When setting quarterly targets, if it takes more than a quarter to impact the number you want to affect, aligning a target to that number doesn’t make sense. If it’s not possible to move the needle within a brief period, you have two options:

  1. Tighten feedback loops. Sometimes, it’s possible to remove the impediments that delay gratification. A more aggressive release schedule will help product teams to deliver results more quickly. Try to find and reduce these impediments.
  2. Turn to output measures strongly correlated with the metrics you want to improve.

Finding good output measures

Not all output measures are completely detached from the outcomes you want to achieve, but many are. When a team can’t directly impact the numbers that matter most, the key to setting great targets is to identify activities that you know will eventually impact the numbers you care about.

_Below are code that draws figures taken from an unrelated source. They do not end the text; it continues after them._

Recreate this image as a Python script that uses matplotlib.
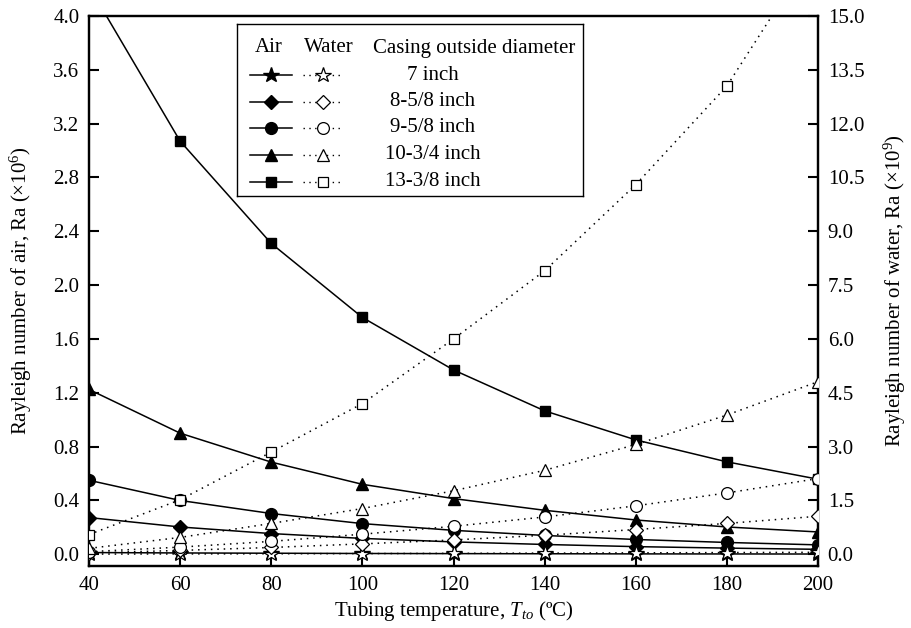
import matplotlib
matplotlib.use("Agg")
import matplotlib.pyplot as plt

# =====================================================
# DATA
# =====================================================
temps = [40, 60, 80, 100, 120, 140, 160, 180, 200]

casings = ["7 inch", "8-5/8 inch", "9-5/8 inch", "10-3/4 inch", "13-3/8 inch"]

# air Rayleigh number, x10^6 (left axis)
air_7 = [0.013, 0.010, 0.008, 0.006, 0.005, 0.004, 0.003, 0.0025, 0.002]
air_858 = [0.273, 0.203, 0.154, 0.118, 0.092, 0.073, 0.057, 0.046, 0.037]
air_958 = [0.55, 0.40, 0.303, 0.228, 0.178, 0.14, 0.11, 0.088, 0.07]
air_1034 = [1.225, 0.90, 0.685, 0.52, 0.414, 0.327, 0.255, 0.203, 0.166]
air_1338 = [4.22, 3.07, 2.31, 1.76, 1.37, 1.066, 0.85, 0.687, 0.558]

# water Rayleigh number, x10^9 (right axis)
water_7 = [0.005, 0.01, 0.015, 0.02, 0.026, 0.032, 0.04, 0.048, 0.055]
water_858 = [0.037, 0.108, 0.19, 0.29, 0.40, 0.53, 0.69, 0.86, 1.06]
water_958 = [0.073, 0.20, 0.36, 0.56, 0.78, 1.04, 1.35, 1.71, 2.11]
water_1034 = [0.165, 0.47, 0.86, 1.275, 1.77, 2.34, 3.06, 3.88, 4.81]
water_1338 = [0.55, 1.52, 2.85, 4.2, 6.0, 7.9, 10.3, 13.05, 17.0]

air_series = [air_7, air_858, air_958, air_1034, air_1338]
water_series = [water_7, water_858, water_958, water_1034, water_1338]

# marker style per casing: (marker, size)
markers = [("*", 11.5), ("D", 7), ("o", 8.5), ("^", 9), ("s", 7.5)]

# =====================================================
# STYLE
# =====================================================
plt.rcParams["font.family"] = ["Liberation Serif", "DejaVu Serif"]
plt.rcParams["mathtext.fontset"] = "custom"
plt.rcParams["mathtext.rm"] = "Liberation Serif"
plt.rcParams["mathtext.it"] = "Liberation Serif:italic"
plt.rcParams["font.size"] = 15

W, H = 911, 628
fig = plt.figure(figsize=(W / 100, H / 100), dpi=100)

L, R, T, B = 89, 818, 16, 566
ax = fig.add_axes([L / W, 1 - B / H, (R - L) / W, (B - T) / H])
ax2 = ax.twinx()

dotted = (0, (1, 3.2))

# ---- air (solid, filled) ----
for vals, (m, ms) in zip(air_series, markers):
    ax.plot(temps, vals, color="black", lw=1.1, marker=m, ms=ms,
            mfc="black", mec="black", mew=1.0, zorder=3)

# ---- water (dotted, open) ----
for vals, (m, ms) in zip(water_series, markers):
    ax2.plot(temps, vals, color="black", lw=1.1, ls=dotted, marker=m, ms=ms,
             mfc="white", mec="black", mew=0.9, zorder=4)

# =====================================================
# AXES
# =====================================================
ax.set_xlim(40, 200)
ax.set_ylim(-0.087, 4.0)
ax2.set_ylim(-0.087 * 3.75, 15.0)

ax.set_xticks(temps)
ax.set_yticks([i * 0.4 for i in range(11)])
ax.set_yticklabels([f"{i * 0.4:.1f}" for i in range(11)])
ax2.set_yticks([i * 1.5 for i in range(11)])
ax2.set_yticklabels([f"{i * 1.5:.1f}" for i in range(11)])

for a in (ax, ax2):
    for s in a.spines.values():
        s.set_linewidth(1.6)

ax.tick_params(axis="both", direction="in", length=7, width=1.5, pad=7,
               labelsize=15, top=False, right=False)
ax2.tick_params(axis="y", direction="in", length=7, width=1.5, pad=7,
                labelsize=15)

ax.set_xlabel(r"Tubing temperature, $\mathit{T}_{\mathit{to}}$ (ºC)", fontsize=15, labelpad=3)
ax.set_ylabel(r"Rayleigh number of air, Ra (×10$^{6}$)", fontsize=15)
ax.yaxis.set_label_coords(-0.075, 0.5)
ax2.set_ylabel(r"Rayleigh number of water, Ra (×10$^{9}$)", fontsize=15)
ax2.yaxis.set_label_coords(1.088, 0.5)

# =====================================================
# LEGEND (drawn in pixel coordinates of its own box)
# =====================================================
lx0, lx1, ly0, ly1 = 237, 583, 24, 196
lg = fig.add_axes([lx0 / W, 1 - ly1 / H, (lx1 - lx0) / W, (ly1 - ly0) / H])
lg.set_xlim(lx0, lx1)
lg.set_ylim(ly1, ly0)
lg.set_xticks([])
lg.set_yticks([])
for s in lg.spines.values():
    s.set_linewidth(1.0)
lg.set_zorder(10)

lg.text(269, 48, "Air", ha="center", va="center", fontsize=15)
lg.text(329, 48, "Water", ha="center", va="center", fontsize=15)
lg.text(373, 48, "Casing outside diameter", ha="left", va="center", fontsize=15)

row_y = [75, 102, 128, 155, 182]
for y, name, (m, ms) in zip(row_y, casings, markers):
    lg.plot([250, 292], [y, y], color="black", lw=1.1)
    lg.plot([271], [y], marker=m, ms=ms, mfc="black", mec="black", ls="none")
    lg.plot([303, 342], [y, y], color="black", lw=1.0, ls=dotted)
    lg.plot([323], [y], marker=m, ms=ms, mfc="white", mec="black", mew=0.9, ls="none")
    lg.text(433, y, name, ha="center", va="center", fontsize=15)

fig.savefig("out.png", dpi=100)
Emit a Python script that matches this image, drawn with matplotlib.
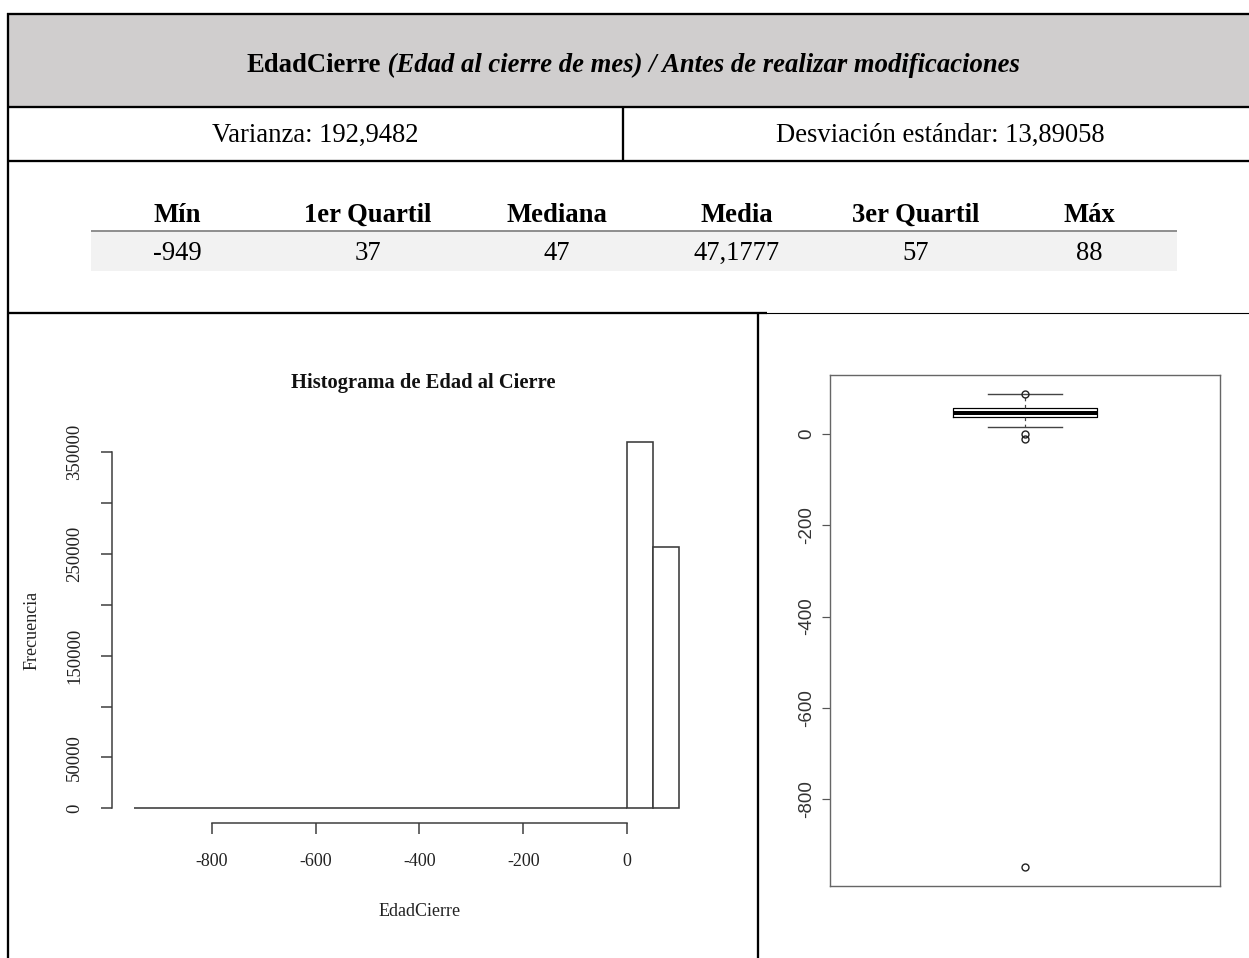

It does not make sense to incentivise an outbound salesperson based on the number of emails they send because this output measure does not correlate with success. Sending 100,000 outbounds to poorly vetted prospects won’t deliver value, but such a target incentivises them to do this. It also might not make sense to incentivise an outbound salesperson based on the number of closed sales. While this is the ideal desired outcome, if your outbound salesperson does not close deals because they hand them over to someone else (as is typically the case), they are relatively powerless regarding close rates. Long sales cycles might also delay the impact of their actions on this outcome-focused measure.

In a situation like this, finding another measure or activity that you know should correlate with success is usually best. This problem is why most salesforces will incentivise qualified leads — the number of high-quality potential deals an outbound salesperson generates. There is little correlation between outbound emails and closed-won deals. There is at least some correlation between qualified leads with interested prospects and closed-won deals.

Another example is case studies. Many teams wish to constantly expand their repertoire of case studies because this social proof helps them to sell. Teams often struggle here, though, because the creation of case studies usually requires at least two parties to be engaged:

In this situation, giving customer success a KPI for the number of case studies you create is probably a mistake because they’re powerless when it comes to half of the process of creating case studies. In this situation, you have two options:

  1. Remove impediments to tighten feedback loops. The most obvious way is to have your customer success team write and publish the case studies themselves, which may or may not be a good idea for your business.
  2. Choose an output measure strongly correlated with case study creation that your customer success team can own. The obvious option here is to track and measure the number of case study opportunities they submit to your marketing team. You can then separately incentivise your marketing team on the percentage of these opportunities they manage to get live within a certain timeframe.

All output measures are flawed

Whenever you create distance between the business outcomes that matter and the goals and targets for your teams, you increase the likelihood of unproductive, busy work taking over. Business success is about pragmatism, though; an imperfect measure is better than no measure.

This reality is why it’s important to never take your eyes off the outcomes that matter. The KPIs for your teams must compound into these outcomes. For sales teams, incentivise top-of-funnel salespeople on qualified leads and bottom-of-funnel salespeople on conversion rates (in the form of revenue targets calculated by multiplying the expected number of qualified leads by your desired conversion rate). In this environment, if both teams achieve their KPIs, they’ll achieve your desired revenue goals. Splitting the funnel into separate KPIs makes it obvious where to focus when things go bad.

Another way to improve output-based measures is to try to measure quality. On a slow month, an outbound salesperson can lie to prospects about the capability of your product to meet their target for opportunities. This conflict is why most outbound sales teams have more than just this KPI. It’s common to quantify quality with criteria for lead qualification, which could consider the size and industry of the customer and their need for key features.